Volvo joins V8 race series after calling V8s dinosaurs in April

Volvo has issued a series of press releases announcing it is quitting V8s in it cars, moving to all 4 cylinder engines, and called the V8 names in the process. Today Volvo announced it is proud to join the Australian V8 Supercars series.

In early April of this year Derek Crabb, Vice President Powertrain Engineering at Volvo Car Group said of V8 engines "We will create smaller, more intelligent engines with so much power that they will turn V8s into dinosaurs.” Today Volvo proudly announced that it is joining the Australian V8 Supercars racing series beginning next year.

For the past year or so Volvo has released a series of three press releases breaking the news to its customers that it is going to drop all but four-cylinder engines in its cars starting next year. The first announcement in April touted the company’s plans to turbocharge and direct inject all of its engines and that it would no longer offer V8 engines in its cars. This was not much of a stretch for Volvo who does no manufacturer their own V8s anyway, but rather has a long history of outsourcing the few V8s it put into limited run cars like the S80 and XC90. Both of these models have now moved to other, smaller, powerplants and Volvo doesn’t have a V8 powered vehicle for sale in the US at this time. The next announcement was about three weeks later and it highlighted a mechanical hybrid drive system that Volvo says will save about 25% of the fuel used in typical driving. This announcement was covered by Torque News and we did not focus on the fact that pretty much every automobile manufacturer on the planet has had hybrid systems that improve fuel efficiency by this much, or more, for well over a decade. The third announcement by Volvo was the one that really made it clear that not only was Volvo quitting V8s, but also giving up all other engines with more than 4 cylinders.

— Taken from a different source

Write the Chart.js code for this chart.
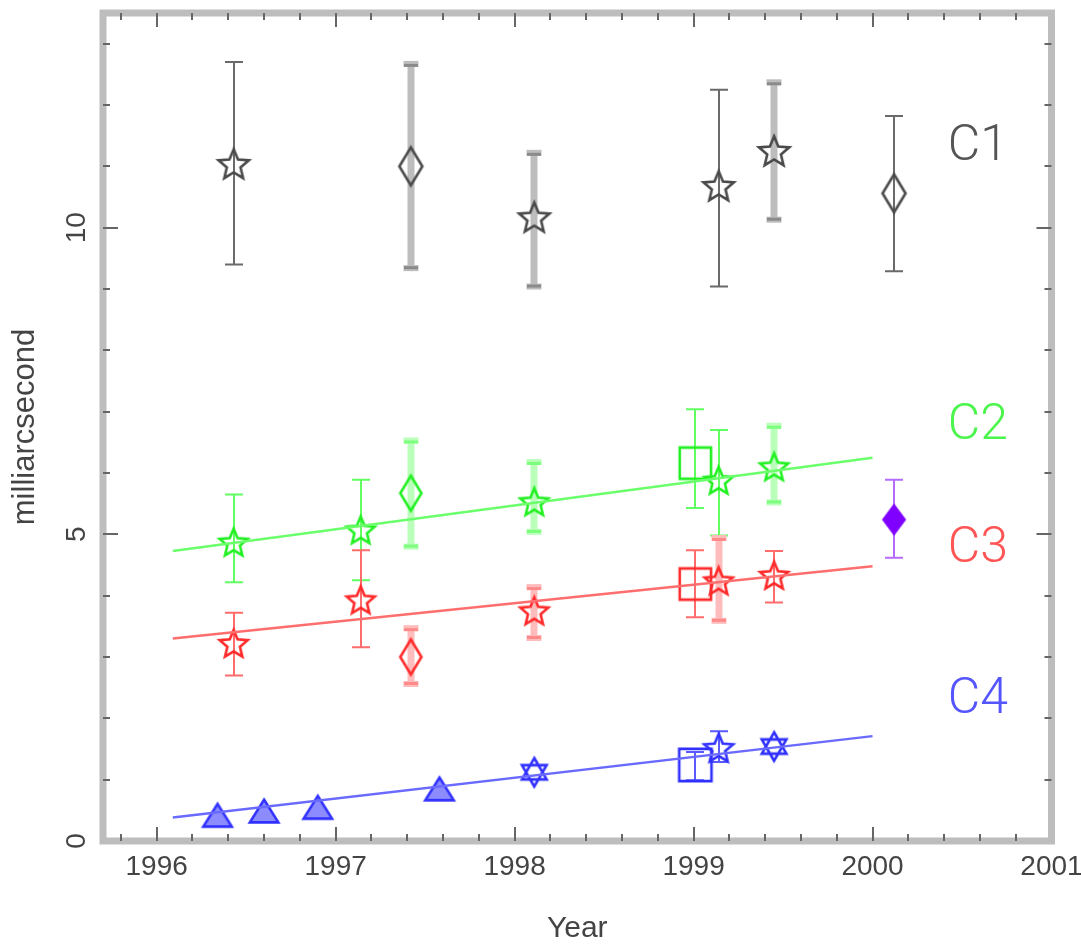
<!DOCTYPE html>
<html lang="en">
<head>
    <meta charset="UTF-8">
    <title>Séparation des composantes</title>
    <script src="https://cdn.jsdelivr.net/npm/chart.js@4.4.1/dist/chart.umd.min.js"></script>
    <style>
        html, body { margin: 0; padding: 0; background: #fff; }
    </style>
</head>
<body>
<canvas id="graphe" width="1081" height="947"></canvas>
<script>

    // Composante C1
    const anneesC1 = [1996.43, 1997.42, 1998.11, 1999.14, 1999.45, 2000.12];
    const valeursC1 = [11.04, 11.00, 10.17, 10.68, 11.25, 10.56];
    const basC1 = [9.40, 9.34, 9.04, 9.04, 10.13, 9.29];
    const hautC1 = [12.70, 12.67, 11.22, 12.25, 12.37, 11.82];
    const symbolesC1 = ['etoile', 'losange', 'etoile', 'etoile', 'etoile', 'losange'];
    const sessionsC1 = ['A', 'B', 'B', 'A', 'B', 'A'];

    // Composante C2
    const anneesC2 = [1996.43, 1997.14, 1997.42, 1998.11, 1999.01, 1999.14, 1999.45];
    const valeursC2 = [4.87, 5.07, 5.67, 5.53, 6.16, 5.88, 6.10];
    const basC2 = [4.22, 4.25, 4.80, 5.04, 5.43, 4.98, 5.52];
    const hautC2 = [5.65, 5.89, 6.53, 6.18, 7.04, 6.70, 6.77];
    const symbolesC2 = ['etoile', 'etoile', 'losange', 'etoile', 'carre', 'etoile', 'etoile'];
    const sessionsC2 = ['A', 'A', 'B', 'B', 'A', 'A', 'B'];

    // Composante C3
    const anneesC3 = [1996.43, 1997.14, 1997.42, 1998.11, 1999.01, 1999.14, 1999.45];
    const valeursC3 = [3.22, 3.93, 3.00, 3.75, 4.19, 4.24, 4.33];
    const basC3 = [2.70, 3.16, 2.56, 3.31, 3.65, 3.59, 3.89];
    const hautC3 = [3.72, 4.74, 3.47, 4.14, 4.74, 4.94, 4.73];
    const symbolesC3 = ['etoile', 'etoile', 'losange', 'etoile', 'carre', 'etoile', 'etoile'];
    const sessionsC3 = ['A', 'A', 'B', 'B', 'A', 'B', 'A'];

    // Composante C4
    const anneesC4 = [1996.34, 1996.60, 1996.90, 1997.58, 1998.11, 1999.01, 1999.14, 1999.45];
    const valeursC4 = [0.42, 0.49, 0.55, 0.85, 1.12, 1.24, 1.52, 1.54];
    const basC4 = [null, null, null, null, null, 0.99, 1.29, null];
    const hautC4 = [null, null, null, null, null, 1.45, 1.79, null];
    const symbolesC4 = ['triangle', 'triangle', 'triangle', 'triangle', 'hexa', 'carre', 'etoile', 'hexa'];

    // Point isolé (violet)
    const anneesC5 = [2000.12];
    const valeursC5 = [5.24];
    const basC5 = [4.62];
    const hautC5 = [5.89];

    // Ajustements linéaires
    const ajustAnnees = [1996.09, 2000.00];
    const ajustC2 = [4.73, 6.25];
    const ajustC3 = [3.30, 4.48];
    const ajustC4 = [0.385, 1.71];

    const ticksX = [1996, 1997, 1998, 1999, 2000, 2001];
    const ticksY = [0, 5, 10];
    const nomsComposantes = ['C1', 'C2', 'C3', 'C4'];

    const policeAxes = '"Liberation Sans", Arial, sans-serif';

    // Dessine un symbole sur un petit canvas (utilisé comme pointStyle)
    let creeSymbole = (forme, couleur, l, h, remplissage) => {
        let ep = 2.6;
        let c = document.createElement('canvas');
        c.width = Math.ceil(l + ep * 2 + 2);
        c.height = Math.ceil(h + ep * 2 + 2);
        let g = c.getContext('2d');
        let cx = c.width / 2, cy = c.height / 2;
        g.strokeStyle = couleur;
        g.lineWidth = ep;
        g.lineJoin = 'miter';
        g.beginPath();
        if (forme === 'etoile') {
            let R = l / 2;
            for (let k = 0; k < 10; k++) {
                let rr = k % 2 ? R * 0.45 : R;
                let a = -Math.PI / 2 + k * Math.PI / 5;
                g.lineTo(cx + rr * Math.cos(a), cy + 0.08 * R + rr * Math.sin(a));
            }
            g.closePath();
        } else if (forme === 'losange') {
            g.moveTo(cx, cy - h / 2);
            g.lineTo(cx + l / 2, cy);
            g.lineTo(cx, cy + h / 2);
            g.lineTo(cx - l / 2, cy);
            g.closePath();
        } else if (forme === 'carre') {
            g.rect(cx - l / 2, cy - h / 2, l, h);
        } else if (forme === 'triangle') {
            g.moveTo(cx, cy - h / 2);
            g.lineTo(cx + l / 2, cy + h / 2);
            g.lineTo(cx - l / 2, cy + h / 2);
            g.closePath();
        } else if (forme === 'hexa') {
            let R = l / 2;
            for (let t = 0; t < 2; t++) {
                for (let k = 0; k < 3; k++) {
                    let a = -Math.PI / 2 + t * Math.PI + k * 2 * Math.PI / 3;
                    if (k === 0) g.moveTo(cx + R * Math.cos(a), cy + R * Math.sin(a));
                    else g.lineTo(cx + R * Math.cos(a), cy + R * Math.sin(a));
                }
                g.closePath();
            }
        }
        if (remplissage) {
            g.fillStyle = remplissage;
            g.fill();
        }
        g.stroke();
        return c;
    };

    // Tailles des symboles selon la forme
    let tailles = {
        etoile: [32, 32], losange: [23, 38], carre: [34, 34], triangle: [30, 24], hexa: [30, 30]
    };

    let symboles = (liste, couleur, reduction, fond) => liste.map(forme => {
        let [l, h] = tailles[forme];
        let rempli = forme === 'triangle' ? fond : null;
        return creeSymbole(forme, couleur, l * reduction, h * reduction, rempli);
    });

    let points = (annees, valeurs) => annees.map((a, i) => ({ x: a, y: valeurs[i] }));

    // Barres d'erreur, dessinées sous les symboles
    const pluginBarres = {
        id: 'barres',
        beforeDatasetsDraw(chart) {
            const ctx = chart.ctx;
            const sx = chart.scales.x, sy = chart.scales.y;
            ctx.save();
            chart.data.datasets.forEach(ds => {
                if (!ds.bas) return;
                ds.data.forEach((p, i) => {
                    if (ds.bas[i] == null) return;
                    let x = Math.round(sx.getPixelForValue(p.x));
                    let y1 = sy.getPixelForValue(ds.bas[i]);
                    let y2 = sy.getPixelForValue(ds.haut[i]);
                    let large = ds.sessions && ds.sessions[i] === 'B';
                    if (large) {
                        ctx.strokeStyle = ds.couleurLarge;
                        ctx.lineWidth = 7;
                        ctx.beginPath();
                        ctx.moveTo(x, y1);
                        ctx.lineTo(x, y2);
                        ctx.stroke();
                        ctx.fillStyle = ds.couleurLarge;
                        ctx.fillRect(x - 7.5, y2 - 3, 15, 6);
                        ctx.fillRect(x - 7.5, y1 - 3, 15, 6);
                        ctx.fillStyle = ds.couleurCap;
                        ctx.fillRect(x - 7, y2, 14, 3);
                        ctx.fillRect(x - 7, y1 - 2, 14, 3);
                    } else {
                        ctx.strokeStyle = ds.couleurFine;
                        ctx.lineWidth = 2;
                        ctx.beginPath();
                        ctx.moveTo(x, y1);
                        ctx.lineTo(x, y2);
                        ctx.moveTo(x - 9, y1);
                        ctx.lineTo(x + 9, y1);
                        ctx.moveTo(x - 9, y2);
                        ctx.lineTo(x + 9, y2);
                        ctx.stroke();
                    }
                });
            });
            ctx.restore();
        }
    };

    // Cadre gris et graduations intérieures
    const pluginCadre = {
        id: 'cadre',
        afterDraw(chart) {
            const ctx = chart.ctx;
            const { left, right, top, bottom } = chart.chartArea;
            const sx = chart.scales.x, sy = chart.scales.y;
            ctx.save();
            ctx.strokeStyle = '#bdbdbd';
            ctx.lineWidth = 7;
            ctx.strokeRect(left, top, right - left, bottom - top);
            ctx.strokeStyle = '#666';
            ctx.lineWidth = 2;
            ctx.beginPath();
            for (let k = 1; k < 27; k++) {
                let v = 1995.6 + k * 0.2;
                let majeur = Math.abs(v - Math.round(v)) < 1e-6;
                let x = Math.round(sx.getPixelForValue(v));
                let lg = majeur ? 14 : 7;
                ctx.moveTo(x, bottom);
                ctx.lineTo(x, bottom - lg);
                ctx.moveTo(x, top);
                ctx.lineTo(x, top + lg);
            }
            for (let v = 1; v <= 13; v++) {
                let y = Math.round(sy.getPixelForValue(v));
                let lg = v % 5 === 0 ? 15 : 7;
                ctx.moveTo(left, y);
                ctx.lineTo(left + lg, y);
                ctx.moveTo(right, y);
                ctx.lineTo(right - lg, y);
            }
            ctx.stroke();
            ctx.restore();
        }
    };

    // Noms des composantes, placés en coordonnées du graphe
    const pluginNoms = {
        id: 'noms',
        afterDatasetsDraw(chart) {
            const ctx = chart.ctx;
            const sx = chart.scales.x, sy = chart.scales.y;
            const places = [[2000.42, 11.3, '#555'], [2000.42, 6.76, '#4cf54c'], [2000.42, 4.76, '#ff5555'], [2000.42, 2.29, '#5555ff']];
            ctx.save();
            ctx.font = '300 50px Roboto, "Open Sans", sans-serif';
            ctx.textBaseline = 'middle';
            ctx.textAlign = 'left';
            nomsComposantes.forEach((nom, i) => {
                let [a, v, coul] = places[i];
                ctx.fillStyle = coul;
                ctx.fillText(nom, sx.getPixelForValue(a), sy.getPixelForValue(v));
            });
            ctx.restore();
        }
    };

    let chargeGraphe = () => {

        let jeux = [
            { type: 'line', data: points(ajustAnnees, ajustC2), borderColor: '#6cff6c', borderWidth: 2.5, pointRadius: 0 },
            { type: 'line', data: points(ajustAnnees, ajustC3), borderColor: '#ff6e6e', borderWidth: 2.5, pointRadius: 0 },
            { type: 'line', data: points(ajustAnnees, ajustC4), borderColor: '#6a6aff', borderWidth: 2.5, pointRadius: 0 },
            {
                data: points(anneesC1, valeursC1), bas: basC1, haut: hautC1, sessions: sessionsC1,
                couleurFine: '#6a6a6a', couleurLarge: '#bdbdbd', couleurCap: '#8a8a8a',
                pointStyle: symboles(symbolesC1, '#4a4a4a', 1), pointRadius: 12
            },
            {
                data: points(anneesC2, valeursC2), bas: basC2, haut: hautC2, sessions: sessionsC2,
                couleurFine: '#62ff62', couleurLarge: '#baffba', couleurCap: '#7cff7c',
                pointStyle: symboles(symbolesC2, '#22f022', 0.92), pointRadius: 12
            },
            {
                data: points(anneesC3, valeursC3), bas: basC3, haut: hautC3, sessions: sessionsC3,
                couleurFine: '#ff6c6c', couleurLarge: '#ffbcbc', couleurCap: '#ff8a8a',
                pointStyle: symboles(symbolesC3, '#ff2a2a', 0.92), pointRadius: 12
            },
            {
                data: points(anneesC4, valeursC4), bas: basC4, haut: hautC4,
                couleurFine: '#5a5aff', couleurLarge: '#b8b8ff', couleurCap: '#7a7aff',
                pointStyle: symboles(symbolesC4, '#3030ff', 0.95, '#8c8cff'), pointRadius: 12
            },
            {
                data: points(anneesC5, valeursC5), bas: basC5, haut: hautC5,
                couleurFine: '#b46cff', couleurLarge: '#d8b4ff', couleurCap: '#b46cff',
                pointStyle: creeSymbole('losange', '#8000ff', 21, 28, '#8000ff'), pointRadius: 12
            }
        ];

        let ctx = document.getElementById('graphe').getContext('2d');
        new Chart(ctx, {
            type: 'scatter',
            data: { datasets: jeux },
            options: {
                responsive: false,
                animation: false,
                events: [],
                layout: { padding: { top: 10, right: 29.5, left: 0, bottom: 0 } },
                plugins: { legend: { display: false }, tooltip: { enabled: false } },
                scales: {
                    x: {
                        type: 'linear', min: 1995.7, max: 2001,
                        grid: { display: false, drawTicks: false },
                        border: { display: false },
                        afterBuildTicks: s => { s.ticks = ticksX.map(v => ({ value: v })); },
                        afterFit: s => { s.height = 106; s.paddingLeft = 0; s.paddingRight = 0; },
                        ticks: {
                            font: { family: policeAxes, size: 28 }, color: '#444',
                            padding: 9, maxRotation: 0, autoSkip: false,
                            callback: v => String(v)
                        },
                        title: {
                            display: true, text: 'Year', color: '#444',
                            font: { family: policeAxes, size: 30 }, padding: { top: 0, bottom: 0 }
                        }
                    },
                    y: {
                        type: 'linear', min: 0, max: 13.5,
                        grid: { display: false, drawTicks: false },
                        border: { display: false },
                        afterBuildTicks: s => { s.ticks = ticksY.map(v => ({ value: v })); },
                        afterFit: s => { s.width = 103; s.paddingTop = 0; s.paddingBottom = 0; },
                        ticks: {
                            font: { family: policeAxes, size: 28 }, color: '#444',
                            padding: 10, minRotation: 90, maxRotation: 90, crossAlign: 'center',
                            callback: v => String(v)
                        },
                        title: {
                            display: true, text: 'milliarcsecond', color: '#444',
                            font: { family: policeAxes, size: 31 }, padding: { top: 7, bottom: 0 }
                        }
                    }
                }
            },
            plugins: [pluginBarres, pluginNoms, pluginCadre]
        });
    };

    chargeGraphe();

</script>
</body>
</html>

That is why this new announcement by Volvo that it will join a race series that only uses normally aspirated (non-turbo) V8 engines is so peculiar and surprising. It is sort of like a vegan brand announcing they are entering the steak house business. In its announcement today Volvo didn’t repeat the comment that V8s would become dinosaurs due to its new more modern motors, but instead, Matt Braid, Volvo Car Australia Managing Director said “As the first luxury car brand to enter an official factory team in the V8 Supercars Championship, we're determined to add to this heritage, while strengthening the presence of the S60 model line and the Volvo brand here in Australia.” Matt may not realize it, but Mercedes Benz AMG E63’s run in the series. Unlike the Volvo S60, buyers can actually go to a Mercedes Benz dealership and buy a V8 powered E class. In fact, they can choose from a few V8s offered in that model.

The V8 Supercars series was a way for GM’s Holden division in Australia to have some fun on the track competing against Ford. Both offer V8 powered vehicles in Australia. Last year the Nissan Altima powered by a V8 joined the series. Nissan does not offer a V8 powered sedan, but does have trucks and sport utility vehicles with V8s in most large markets including the US. Volvo having gone cold-turkey on the V8 is an odd addition to the series.

V8s lend themselves so well to racing that the series has become hugely popular. According to the official website, the V8 Supercars series has been broadcast in 137 countries reaching a potential of 500 million viewers. The cars are also very popular. In fact, GM has recently rebadged the Holden Commodore and is now going to sell it in the US as the Chevy SS. It will only be offered with a V8 at launch.

We will continue to bring you updates on Volvo’s path to the elimination of the V8 in its models and let our readers know if it decides to run a V8 in the American NASCAR series.